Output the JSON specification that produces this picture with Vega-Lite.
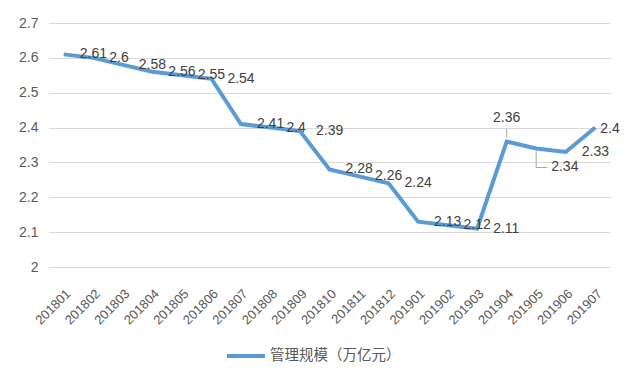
{
  "$schema": "https://vega.github.io/schema/vega-lite/v6.json",
  "width": 561,
  "height": 244,
  "autosize": {"type": "none"},
  "padding": {"left": 49, "top": 23, "right": 24, "bottom": 117},
  "background": "white",
  "config": {
    "view": {"stroke": null},
    "font": "Liberation Sans",
    "axis": {"labelColor": "#595959", "labelFontSize": 14, "labelFont": "Liberation Sans"}
  },
  "data": {
    "values": [
      {"month": "201801", "value": 2.61},
      {"month": "201802", "value": 2.6},
      {"month": "201803", "value": 2.58},
      {"month": "201804", "value": 2.56},
      {"month": "201805", "value": 2.55},
      {"month": "201806", "value": 2.54},
      {"month": "201807", "value": 2.41},
      {"month": "201808", "value": 2.4},
      {"month": "201809", "value": 2.39},
      {"month": "201810", "value": 2.28},
      {"month": "201811", "value": 2.26},
      {"month": "201812", "value": 2.24},
      {"month": "201901", "value": 2.13},
      {"month": "201902", "value": 2.12},
      {"month": "201903", "value": 2.11},
      {"month": "201904", "value": 2.36},
      {"month": "201905", "value": 2.34},
      {"month": "201906", "value": 2.33},
      {"month": "201907", "value": 2.4}
    ]
  },
  "encoding": {
    "x": {
      "field": "month",
      "type": "ordinal",
      "scale": {"type": "point", "padding": 0.5},
      "axis": {
        "title": null,
        "labelAngle": -45,
        "labelFontSize": 13,
        "ticks": false,
        "domain": false,
        "grid": false,
        "labelPadding": 20
      }
    },
    "y": {
      "field": "value",
      "type": "quantitative",
      "scale": {"domain": [2, 2.7], "nice": false, "zero": false},
      "axis": {
        "title": null,
        "values": [2, 2.1, 2.2, 2.3, 2.4, 2.5, 2.6, 2.7],
        "format": "~g",
        "ticks": false,
        "domain": false,
        "grid": true,
        "gridColor": "#D9D9D9",
        "gridWidth": 1,
        "labelPadding": 11
      }
    }
  },
  "layer": [
    {
      "mark": {"type": "line", "strokeWidth": 4, "strokeJoin": "miter"},
      "encoding": {
        "color": {
          "datum": "管理规模（万亿元）",
          "type": "nominal",
          "scale": {"range": ["#5B9BD5"]},
          "legend": {
            "title": null,
            "orient": "none",
            "legendX": 176,
            "legendY": 312,
            "symbolType": "stroke",
            "symbolSize": 1444,
            "symbolStrokeWidth": 4,
            "labelFont": "Noto Sans CJK SC",
            "labelFontSize": 14.5,
            "labelColor": "#595959",
            "labelOffset": 3
          }
        }
      }
    },
    {
      "transform": [{"filter": "datum.month != '201904' && datum.month != '201905' && datum.month != '201907'"}],
      "mark": {"type": "text", "align": "left", "baseline": "middle", "dx": 16, "fontSize": 14, "color": "#404040"},
      "encoding": {"text": {"field": "value", "type": "quantitative"}}
    },
    {
      "transform": [{"filter": "datum.month == '201904'"}],
      "mark": {"type": "text", "align": "center", "baseline": "middle", "dy": -24, "fontSize": 14, "color": "#404040"},
      "encoding": {"text": {"field": "value", "type": "quantitative"}}
    },
    {
      "transform": [{"filter": "datum.month == '201905'"}],
      "mark": {"type": "text", "align": "left", "baseline": "middle", "dx": 15, "dy": 19, "fontSize": 14, "color": "#404040"},
      "encoding": {"text": {"field": "value", "type": "quantitative"}}
    },
    {
      "transform": [{"filter": "datum.month == '201907'"}],
      "mark": {"type": "text", "align": "left", "baseline": "middle", "dx": 5, "dy": 1, "fontSize": 14, "color": "#404040"},
      "encoding": {"text": {"field": "value", "type": "quantitative"}}
    },
    {
      "transform": [{"filter": "datum.month == '201904'"}],
      "mark": {"type": "rule", "color": "#A6A6A6", "strokeWidth": 1, "yOffset": -4, "y2Offset": -13},
      "encoding": {"y2": {"field": "value"}}
    },
    {
      "transform": [{"filter": "datum.month == '201905'"}],
      "mark": {"type": "rule", "color": "#A6A6A6", "strokeWidth": 1, "yOffset": 2, "y2Offset": 19},
      "encoding": {"y2": {"field": "value"}}
    },
    {
      "transform": [{"filter": "datum.month == '201905'"}],
      "mark": {"type": "rule", "color": "#A6A6A6", "strokeWidth": 1, "yOffset": 19, "y2Offset": 19, "x2Offset": 11},
      "encoding": {"x2": {"field": "month"}, "y2": {"field": "value"}}
    }
  ]
}
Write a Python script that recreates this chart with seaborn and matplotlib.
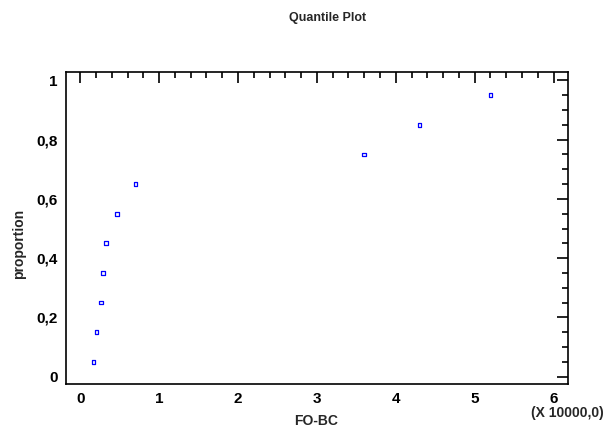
import numpy as np
import pandas as pd
import matplotlib.pyplot as plt
import seaborn as sns
from matplotlib.ticker import MultipleLocator, FuncFormatter

# data (FO-BC raw values, proportion)
fo_bc = [1680, 2070, 2660, 2870, 3290, 4680, 7000, 36000, 43000, 52000]
proportion = [0.05, 0.15, 0.25, 0.35, 0.45, 0.55, 0.65, 0.75, 0.85, 0.95]

df = pd.DataFrame({'FO-BC': np.array(fo_bc) / 10000.0, 'proportion': proportion})

sns.set_style('white')
plt.rcParams['font.family'] = ['Liberation Sans', 'DejaVu Sans']
plt.rcParams['font.weight'] = 'bold'

fig = plt.figure(figsize=(6.06, 4.34), dpi=100)
ax = fig.add_axes([0.1089, 0.115, 0.828, 0.719])

sns.scatterplot(data=df, x='FO-BC', y='proportion', ax=ax, marker='s', s=7,
                facecolor='none', edgecolor='#0000ff', linewidth=0.9)

ax.set_xlim(-0.18, 6.18)
ax.set_ylim(-0.025, 1.028)

ax.xaxis.set_major_locator(MultipleLocator(1))
ax.xaxis.set_minor_locator(MultipleLocator(0.2))
ax.yaxis.set_major_locator(MultipleLocator(0.2))
ax.yaxis.set_minor_locator(MultipleLocator(0.05))

comma = FuncFormatter(lambda v, p: ('%g' % round(v, 2)).replace('.', ','))
ax.xaxis.set_major_formatter(comma)
ax.yaxis.set_major_formatter(comma)

ax.tick_params(which='both', direction='in', top=True, right=True, colors='black',
               labelsize=11, width=1.2)
ax.tick_params(which='major', length=8, pad=6)
ax.tick_params(which='minor', length=4)

for sp in ax.spines.values():
    sp.set_color('black')
    sp.set_linewidth(1.2)

ax.set_xlabel('FO-BC', fontsize=10, fontweight='bold')
ax.xaxis.set_label_coords(0.498, -0.095)
ax.set_ylabel('proportion', fontsize=10, fontweight='bold')
ax.yaxis.set_label_coords(-0.08, 0.45)
fig.text(0.541, 0.958, 'Quantile Plot', fontsize=9, fontweight='bold', ha='center', va='center')
fig.text(0.997, 0.048, '(X 10000,0)', fontsize=10, fontweight='bold', ha='right', va='center')

fig.savefig('out.png', dpi=100)
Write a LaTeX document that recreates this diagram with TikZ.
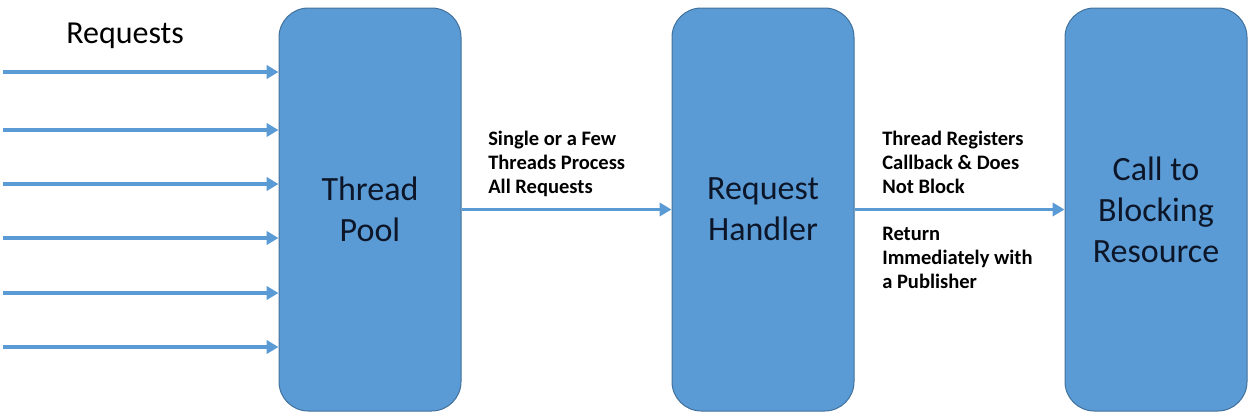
\documentclass[tikz,border=0pt]{standalone}
\usepackage{fontspec}
\setmainfont{Carlito}
\usetikzlibrary{arrows.meta}
\definecolor{boxblue}{HTML}{5B9BD5}
\definecolor{boxedge}{HTML}{41719C}
\definecolor{darktext}{RGB}{12,22,40}
\tikzset{
  bigbox/.style={draw=boxedge, line width=0.75pt, fill=boxblue, rounded corners=22pt,
    minimum width=136.5pt, minimum height=302.25pt, inner sep=0pt, align=center,
    text=darktext, font=\fontsize{25.5}{30.75}\selectfont},
  flow/.style={draw=boxblue, line width=2.8pt, -{Triangle[length=9pt,width=10pt]}},
  lab/.style={anchor=base west, align=left, inner sep=0pt, text=black,
    font=\bfseries\fontsize{15.4}{18}\selectfont}
}
\begin{document}
\begin{tikzpicture}[x=0.75pt,y=-0.75pt]
\useasboundingbox (0,0) rectangle (1259,419);
\node[bigbox] (tp) at (370,209.5) {Thread\\Pool};
\node[bigbox] (rh) at (763,209.5) {Request\\Handler};
\node[bigbox] (cb) at (1156,209.5) {Call to\\Blocking\\Resource};
\node[anchor=base west, inner sep=0pt, font=\fontsize{24}{28}\selectfont] (req) at (66,43.5) {Requests};
\foreach \i/\y in {1/72,2/130,3/184,4/238,5/293,6/347}{
  \coordinate (r\i) at (3,\y);
  \draw[flow] (r\i) -- (r\i -| tp.west);
}
\draw[flow] (tp.east) -- (rh.west);
\draw[flow] (rh.east) -- (cb.west);
\node[lab] (l1) at (488,193) {Single or a Few\\Threads Process\\All Requests};
\node[lab] (l2) at (882,193) {Thread Registers\\Callback \& Does\\Not Block};
\node[lab] (l3) at (882,288) {Return\\Immediately with\\a Publisher};
\end{tikzpicture}
\end{document}
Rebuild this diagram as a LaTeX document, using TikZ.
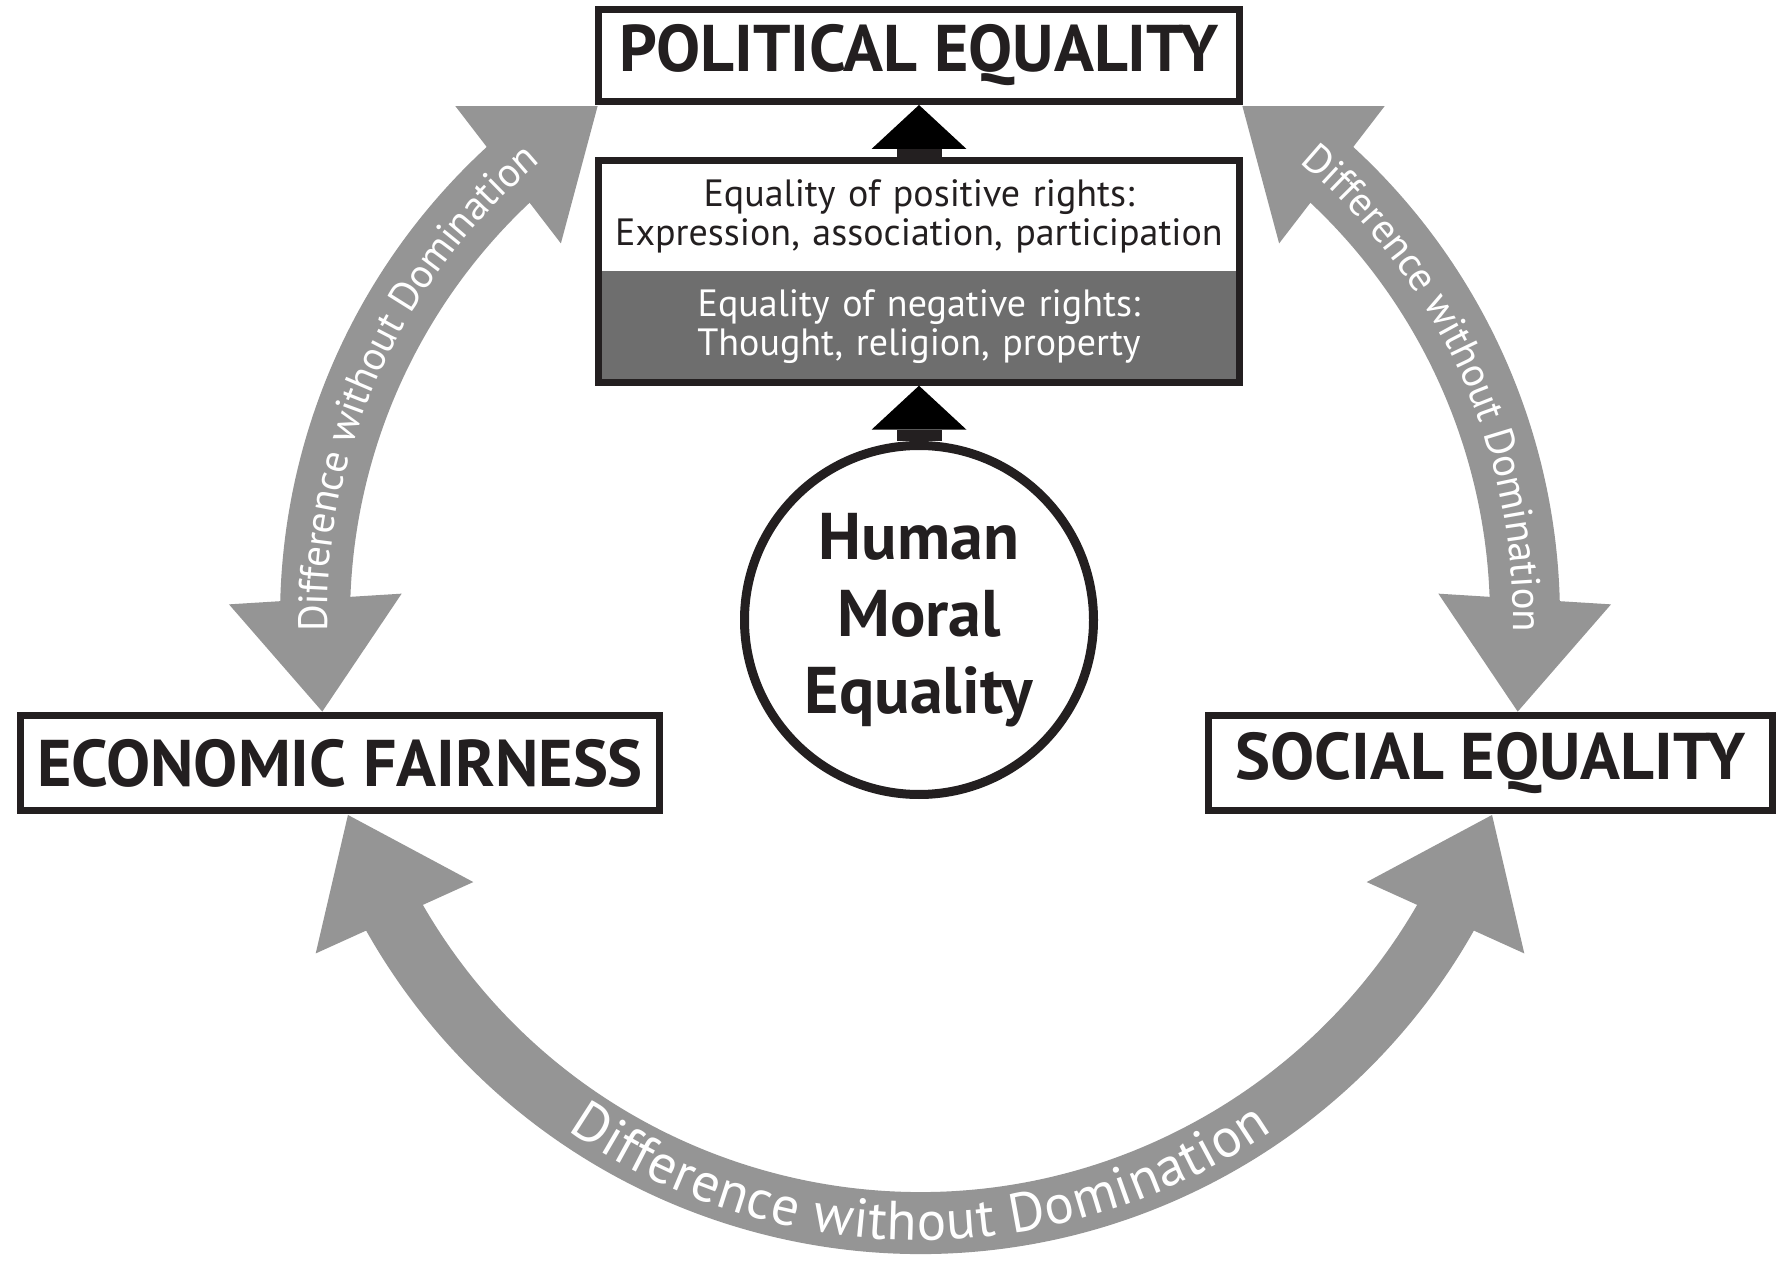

▶ **EXERCISE**
Copy each line containing the word "that" from the data.

▶ **FULL ANSWER**
Output the JSON specification that produces this picture with Vega-Lite.
Write a Python script that recreates this chart with seaborn and matplotlib.
Write a LaTeX document that recreates this diagram with TikZ.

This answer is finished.